The Seahawks and the San Francisco 49ers also made greater use of the pistol formation popularized by Chris Ault at Nevada. Both Wilson and 49ers quarterback Colin Kaepernick would fake inside zone to a running back and continue on to the outside of the formation. NFL defenses not used to accounting for quarterbacks and used to being able to dial up pressure with blitzes found themselves having to tell their edge defenders to stay home and watch the quarterback. When they didn't…as in the case of Packer outside linebacker Erik Walden…Kaepernick simply ran around Walden, got upfield, and ran 56 yards untouched for a touchdown. Seattle head coach Pete Carroll and San Francisco head coach Jim Harbaugh both came from the college ranks and have adjusted their offenses to accommodate the talents of young quarterbacks who are used to running with the ball and making plays with their feet (Kaepernick actually played at Nevada). It's no coincidence that both Wilson and Kaepernick had over 400 yards of total offense this past weekend even though they are first year starters.
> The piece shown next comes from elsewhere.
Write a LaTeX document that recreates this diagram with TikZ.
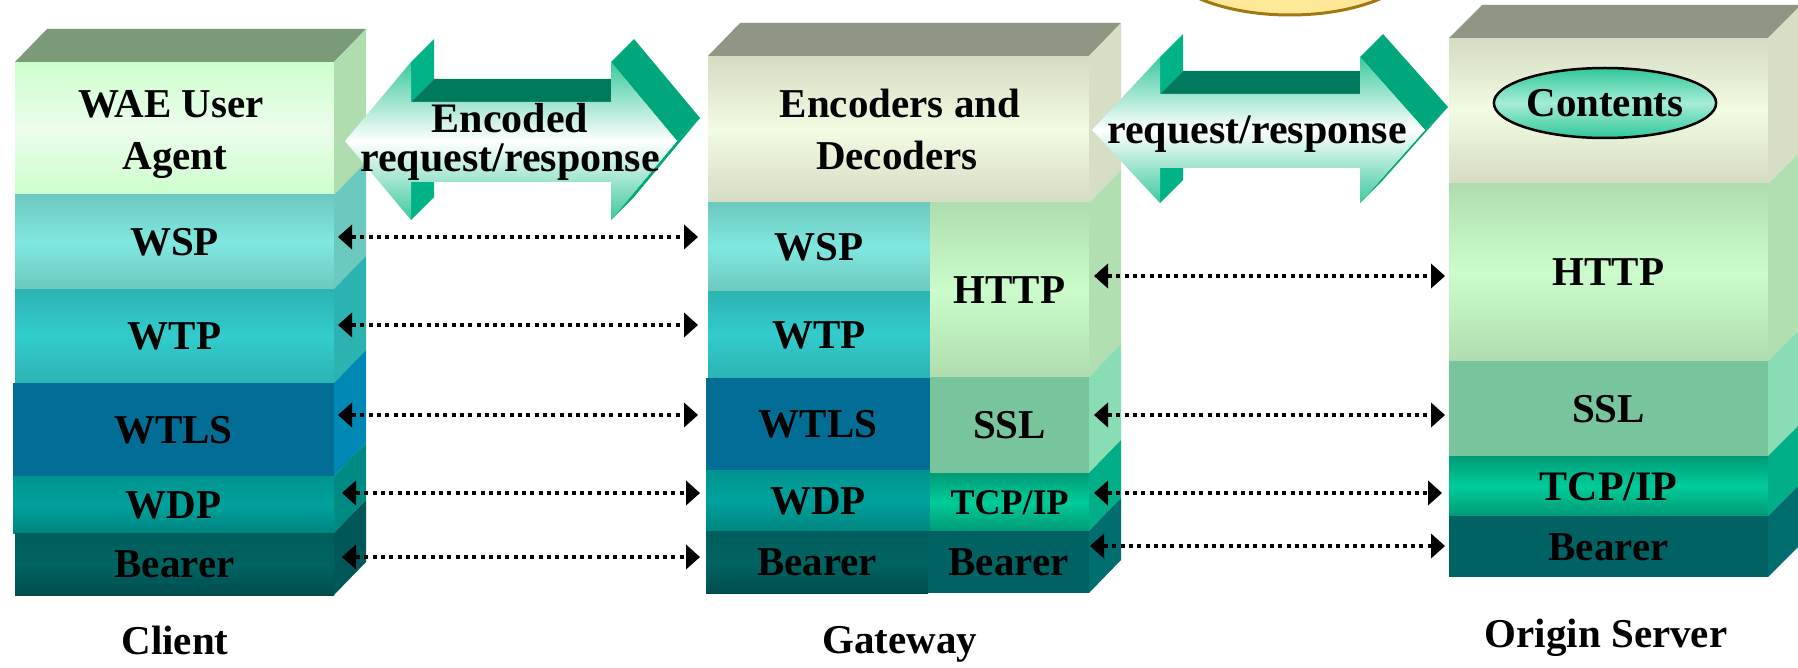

In all, while the Aggies would perhaps like to reduce Johnny Manziel's burden during the 2013 season, it may not be as much of a burden as one would suspect. It's going to be difficult to take away such responsibility when it actually gives him more freedom to be productive. In addition, accounting for the quarterback opens up defenses to strategies involving other skill position players and makes them that much more productive.
Manziel and his kind are setting the tone in college football and now are doing so in the pros. It's just simply time to get used to it because much to the chagrin of defensive coaches everywhere, it's not going away…and unfortunately for A&M's 2013 opponents, neither is he.